In the aftermath of yet another school shooting, our national debate has centered around a handful of “solutions” that can be categorized into three groups:
We have the “no guns” crowd (masquerading as the “fewer guns” crowd) who believe that passing a series of laws making it harder for people to buy firearms is the answer.
There’s the “people not guns” contingent who believe we don’t do enough about those with mental health problems and who blame the coarsening of our culture (usually due to those damn videos games and Hollywood movies!) for turning people into unfeeling monsters.
Then we have the “more guns” folks who believe if we just put more weapons in schools then the would-be child killers would stay home or at least shoot up some other densely populated place. They recommend schools hire armed security guards or want laws that allow teachers to pack heat.
I won’t go into all of these proposed solutions, but I must admit to rolling my eyes at those who want to arm teachers. Many of them are the same people who think American education sucks and it’s the fault of lazy, untrustworthy educators.
I’m tempted to shout, “Oh, so now you trust us!” Because they certainly haven’t up to this point.
While politicians may talk about including teachers more, they continue to make policy without asking us. School boards make decisions without our input. Administrators establish policies that betray their true feelings about the people working under them. The treatment of teachers leaves little room for doubt: Most people, inside education and outside of it, think we’re not worthy of trust.
If your school district bans videos or requires you to get permission to show them, it’s because they don’t trust you to use them as instructional tools instead of as time wasters.
If your district requires you to show up when class is not in session to do administrative work, it’s because they don’t trust you to manage your own time and get the work done when and where you want.
If your district tracks the number of sick days you’ve used and levels insinuations, it’s because they don’t trust that you’re using them appropriately.
If your district counts the number of copies you make and makes teachers feel guilty for making them, it’s because they don’t trust you to make decisions about instructional resources (and also because they’re cheap).
If your district provides one-size-fits-all professional development, it’s because they don’t trust teachers to professionally develop themselves if they were simply given paid time to do so.
If your administration requires you to meet in PLCs and collects agendas from those meetings, it’s because they don’t trust you to use the time how you best see fit.
If the threat of evaluations is used to get teachers to use “best practices,” it’s because they’re not trusted to use them on their merits or figure out what works on their own.
If your district requires you to teach a Board-adopted program with strict fidelity, it’s because they don’t think much of your teaching abilities.
If you’re required to adhere to a pacing guide, it’s because you’re not trusted to determine what and how much instruction and practice your students need.
If administrator walkthroughs are evaluative instead of supportive, it’s because you’re not trusted to do your job.
If you need to seek approval before trying anything new, it’s because you’re not trusted to make decisions.
If you’re required to turn in lesson plans, it’s because you’re not trusted to design good lessons or even to follow the prescribed program that lays out all the lessons for you.
What’s baffling is there seems to be little reason for the lack of trust.

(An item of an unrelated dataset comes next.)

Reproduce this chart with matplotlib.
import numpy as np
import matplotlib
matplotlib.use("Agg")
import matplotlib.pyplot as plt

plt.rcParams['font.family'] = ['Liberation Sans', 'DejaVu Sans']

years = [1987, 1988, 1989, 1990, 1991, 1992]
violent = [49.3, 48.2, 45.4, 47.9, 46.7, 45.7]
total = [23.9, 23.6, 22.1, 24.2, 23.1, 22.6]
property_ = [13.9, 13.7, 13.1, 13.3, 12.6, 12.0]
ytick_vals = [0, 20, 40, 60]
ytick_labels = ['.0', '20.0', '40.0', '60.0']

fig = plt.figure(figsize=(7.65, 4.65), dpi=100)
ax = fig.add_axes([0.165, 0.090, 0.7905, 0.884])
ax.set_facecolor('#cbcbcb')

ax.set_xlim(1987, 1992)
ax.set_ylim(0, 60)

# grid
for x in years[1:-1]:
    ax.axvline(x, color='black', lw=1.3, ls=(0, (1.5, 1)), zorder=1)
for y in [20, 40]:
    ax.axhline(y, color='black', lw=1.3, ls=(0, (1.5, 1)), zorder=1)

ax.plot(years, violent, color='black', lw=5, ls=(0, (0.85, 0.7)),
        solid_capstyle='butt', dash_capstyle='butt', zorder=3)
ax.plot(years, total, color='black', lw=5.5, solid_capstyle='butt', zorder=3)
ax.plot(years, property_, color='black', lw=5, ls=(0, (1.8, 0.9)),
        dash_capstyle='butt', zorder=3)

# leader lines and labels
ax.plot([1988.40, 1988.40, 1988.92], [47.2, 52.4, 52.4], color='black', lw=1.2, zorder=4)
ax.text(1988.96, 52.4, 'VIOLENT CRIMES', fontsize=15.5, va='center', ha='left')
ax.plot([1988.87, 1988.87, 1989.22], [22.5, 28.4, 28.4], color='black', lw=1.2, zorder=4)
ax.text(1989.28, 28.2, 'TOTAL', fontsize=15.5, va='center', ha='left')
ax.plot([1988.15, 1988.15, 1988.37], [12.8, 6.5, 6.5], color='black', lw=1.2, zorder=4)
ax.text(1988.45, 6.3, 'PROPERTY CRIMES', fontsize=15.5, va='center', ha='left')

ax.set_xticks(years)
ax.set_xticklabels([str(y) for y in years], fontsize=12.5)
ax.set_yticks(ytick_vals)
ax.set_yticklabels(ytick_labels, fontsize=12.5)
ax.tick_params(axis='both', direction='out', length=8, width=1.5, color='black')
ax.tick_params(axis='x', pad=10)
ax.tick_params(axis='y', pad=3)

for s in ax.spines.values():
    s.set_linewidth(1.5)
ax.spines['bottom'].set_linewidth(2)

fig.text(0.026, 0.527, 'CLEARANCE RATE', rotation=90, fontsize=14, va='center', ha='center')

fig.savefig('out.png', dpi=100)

Most teachers receive high ratings from their principals. In surveys, the public consistently rates teachers as some of the most trustworthy professionals in the workforce. Even students think their teachers are pretty good. The average score for teachers on Ratemyteachers.com is 4.46 out of 5.
So while it might be tempting to think that, when it comes to protecting our students’ lives, politicians have decided that teachers can finally be trusted, you’ll understand my skepticism. You don’t trust me to do my job, but you trust me to handle a gun? How’s that?

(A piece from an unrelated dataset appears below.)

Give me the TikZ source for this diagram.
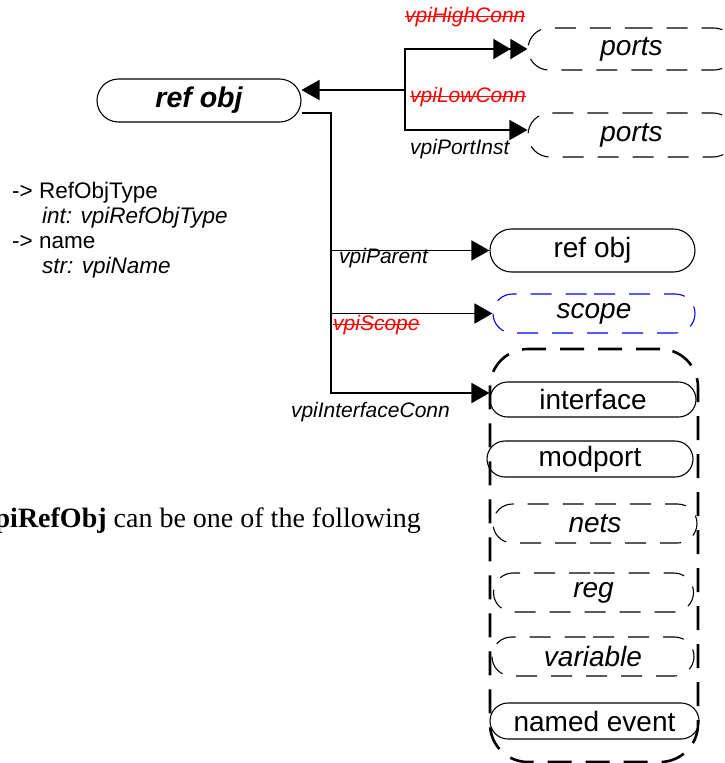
\documentclass[tikz,border=0pt]{standalone}
\usepackage{fontspec}
\setmainfont{Liberation Sans}
\newfontfamily\timesfont{Liberation Serif}
\usepackage{tikz}
\usetikzlibrary{shapes.misc, arrows.meta, positioning}
\newcommand{\strk}[1]{\setbox0\hbox{#1}\rlap{\rule[0.26em]{\wd0}{1.3pt}}\box0}

\begin{document}
\begin{tikzpicture}[x=1pt, y=-1pt,
    obj/.style={draw, rounded rectangle, line width=1.1pt, minimum width=205pt, minimum height=38pt, inner sep=0pt, font=\fontsize{28}{30}\selectfont},
    objdash/.style={obj, dash pattern=on 21pt off 14pt, font=\fontsize{28}{30}\selectfont\itshape},
    wire/.style={line width=1.8pt},
    conn/.style={wire, -{Triangle[length=18pt, width=20pt]}},
    lbl/.style={font=\fontsize{21}{24}\selectfont\itshape, inner sep=0pt},
    struck/.style={lbl, text=red}
]
\useasboundingbox (0,0) rectangle (724,763);

\node[obj, minimum width=204pt, minimum height=43pt, font=\fontsize{28.5}{30}\selectfont\bfseries\itshape] (refmain) at (199,100.5) {ref obj};
\node[objdash, minimum width=207pt, minimum height=42pt] (hiports) at (631.5,49) {ports};
\node[objdash, minimum width=207pt, minimum height=44pt] (loports) at (631.5,135) {ports};
\node[obj, minimum height=43pt] (parent) at (592.5,250.5) {ref obj};
\node[objdash, draw=blue, minimum width=202pt, minimum height=39pt] (scope) at (594,313.5) {scope};

% interface contents
\node[draw, rounded corners=38pt, line width=2.6pt, dash pattern=on 24pt off 14pt, minimum width=208pt, minimum height=413pt] (group) at (594,555.5) {};
\node[obj, minimum width=206pt, minimum height=35pt] (ifc) at (593,399.5) {interface};
\node[obj, minimum width=206pt, minimum height=36pt] (mport) at (590,459) {modport};
\node[objdash, minimum width=204pt, minimum height=39pt] (nets) at (595,523.5) {nets};
\node[objdash, minimum width=200pt, minimum height=39pt] (reg) at (593.5,592.5) {reg};
\node[objdash, minimum width=202pt, minimum height=39pt] (var) at (593,656.5) {variable};
\node[obj, minimum width=209pt, minimum height=36pt] (evt) at (594.5,721) {named event};

\node[struck, anchor=west] (lhigh) at (405,17) {\strk{vpiHighConn}};
\node[struck, anchor=west] (llow) at (410,97) {\strk{vpiLowConn}};
\node[lbl, anchor=west] (lport) at (410,149) {vpiPortInst};
\node[lbl, anchor=west] (lparent) at (339,258) {vpiParent};
\node[struck, anchor=west] (lscope) at (333,325) {\strk{vpiScope}};
\node[lbl, anchor=east] (lifc) at (450,412) {vpiInterfaceConn};

\node[anchor=north west, align=left, inner sep=0pt, font=\fontsize{22.5}{25}\selectfont] (props) at (12,182) {-> RefObjType\\ \hspace*{30pt}\textit{int: vpiRefObjType}\\ -> name\\ \hspace*{30pt}\textit{str: vpiName}};
\node[anchor=base east, inner sep=0pt, font=\timesfont\fontsize{28}{32}\selectfont] (note) at (421,527) {\textbf{vpiRefObj} can be one of the following};

\coordinate (fork) at (405,90);
\coordinate (trunk) at (331,393);
\draw[conn] (fork) -- ([yshift=10.5pt]refmain.east);
\draw[wire, -{Triangle[length=17pt, width=20pt]Triangle[length=17pt, width=20pt]}] (fork) |- (hiports.west);
\draw[conn] (fork) |- ([yshift=5pt]loports.west);

\draw[conn] ([yshift=-12.5pt]refmain.east) -| (trunk) -- ([yshift=6.5pt]ifc.west);
\draw[conn] (trunk |- parent.west) -- (parent.west);
\draw[conn] (trunk |- scope.west) -- (scope.west);

\end{tikzpicture}
\end{document}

The truth is that arming teachers has nothing to do with trusting them. You don’t suddenly hand a firearm to the same people you’ve been micromanaging. It has everything to do with money and a lack of political will to actually address the problems. The reasons some politicians are suggesting we arm teachers is because:
They don’t like spending money on education, and school districts would expect additional funding to hire trained security guards. Little if any additional money is needed to allow teachers to carry their own pieces.
A cynic might suggest that arming teachers is simply another way to sell more guns, which is just what the powerful gun lobby wants.
Such a law would provide convenient scapegoats every time there’s a shooting.
Here’s how you know this isn’t about trust: Because once again, no one has asked teachers what they think about a law that would directly influence them and their students.
But hey, at least if states allow teachers to arm themselves, then when another shooting does happen, politicians won’t have to blame their own inaction, or guns, or inadequate mental health care, or video games. They can blame the teachers, who either weren’t brave enough to fire back or weren’t selfless enough to arm themselves, even though they didn’t want and shouldn’t have that responsibility in the first place.
Then the gutless politicians can point where they’re used to pointing and say, “Well, we shouldn’t have trusted them.”